I’m writing this for a friend who recently, and profoundly, inspired me. Long-time friend Luke Whitmore. Father of Oscar, husband to the lovely Tarryn, firefighter, teacher, coach, family man. A solid man. I did a speech at his wedding, car-pooled with him during uni, drank copious amount of grog with him at pubs and backyards throughout our footloose years and have always considered him one of the most honest, down to earth characters in my circle.
As much as a career man in his early 30’s, he is now a dedicated professional triathlete. Over the 8 odd years of triathlon, he has continued to get stronger, leaner, smarter, meaner and more easy-going. The plight of racing and training has seemed to dissolve the anxiety of continued mind and body upheaval that triathletes seem to be in constant search of. It’s a heck of a regime flogging the body 340 days a year, 25 hours a week. Especially with progression, always progression. Splits, segments, wattage, outputs, heart rate, lactic thresholds. TIME. Time rules all.
I guess you could say I’ve followed his progress. From short-course, club level competition, to longer, Olympic distance events, before stepping to the longer courses of half and full ironman. I’ve also been curb side at some of his most formative races; first half ironman, first full ironman, first Hawaiian/Kona, world championships. I’ve seen him suffer openly. I’ve see him look like he’s not suffering. I’ve seen transitions go ok, good and bad. I’ve seen how sucked-back someone’s eyes can get after a race. And how a hinged, flexing and extending two-part leg, within an hour or two of the finish line, conjoins as one. A polar opposite to the flowing, hinged, unstoppable bastion that it was only hours earlier. Truth is, I’ve always been inspired. Not to copy his feats, just to watch and bask and think, ‘By heck, what a nut. A marvellous, crazy nut amongst a whole bunch of equally nutty bastards’ vowing never to put my body through such rigor.
Being from the same town, and me, not having fallen far from the tree (at least, after 10 seasons of falling far- far away, I now live in my grandfather’s old house) he often comes home to see his parents. On Sunday, during such a visit, he called in for a run. Or rather, we met on the road between our family homes, turned left and headed for the hills. I’m in an op-shop shirt, billowing hat and slick, crack sided runners, odd socks, and shorts clearly too small. Luke is in a bright orange top, short-shorts that look like the hulk was wearing them, miraculously ripping in the right spots and now fit him perfectly, swooshing socks, hi-viz shirt and matching runners. His wrist makes a noise every few minutes and his right-hand claws some gels. We jog for 50 odd minutes, talking about this and that, circuiting the dairy belt that rims the town. Pre-warmed, Luke- ever so gently, slips into another gear. We head towards the high-point in the district, beaconed with transmission towers and flanking winery. I watch as he effortlessly produces 4 minute kay’s, then sub 4’s whilst going up, on dirt, in the growing heat. I tick along, not effortlessly, with no extra gear, salting my nipples towards chafe. I’ve been running or paddling for years and know what it’s like to be inspired. Hell, you need it to get places and even getting up early sometimes is a con of the mind. But here’s the difference; to repeat the process over and over and over (and over) is another kinda beast. A bottomless form of inspiration when there’s always another level, another race, another time that sits on the horizon like a giant bloody carrot. Luke seems to have this vision smudged on his sunnies.

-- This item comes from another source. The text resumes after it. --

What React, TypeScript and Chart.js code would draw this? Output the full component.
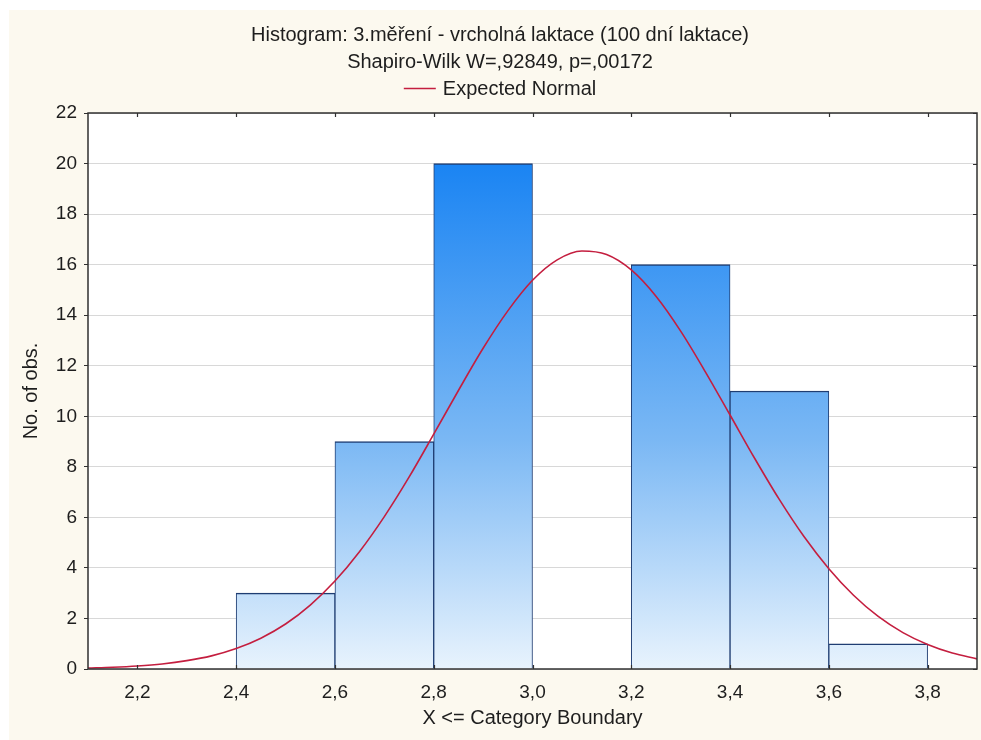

Splitting for home, we head our separate ways. His stride is still light. He looks amazing- built for running. I’ve never seen him look so set, so easy with his power. It is the product of 4am runs, whey-powder, advice, patience, hills, training progressions, trusting yourself. Of logistical plotting for time between work, body, child, wife, family, the lawns. Midday rides across mountain passes and up snaking valleys, getting dropped, hurting, and doing the same a year later and not hurting- as much, and dropping your fellow riders, revealing. Swimming amongst bombing kids and chlorine along an endless black line. It’s very, very, unromantic. Years’ worth of choices whittled into a machine of a body. I am, hands down, inspired by the sight; what he represents.
Luke will race the ironman in Bussleton, Western Australia in 10 days-time. I’d wish him luck but know fully well it has nothing to do with it. Luck suggests phantom unknowns, not eight years of toil and explicit scripting. I can imagine he’ll suffer. At the pointy end, pushing, it can be no less. I suppose it’s how he suffers- contently, angrily, aggressively, calm. After our run on Sunday, seeing what I saw, (even if only a layperson’s take on elite performance), I’m vividly imagining, as if knowing, he’s going to have the race of his life in Bussleton. For me, its been a swift kick in the pants to re-set my agenda. Maybe the hardest, and best thing you could ever give someone is a timely dose of inspiration? Thanks Whitt. Savour WA mate- swim, ride and run like the lucky bastard that deserves it.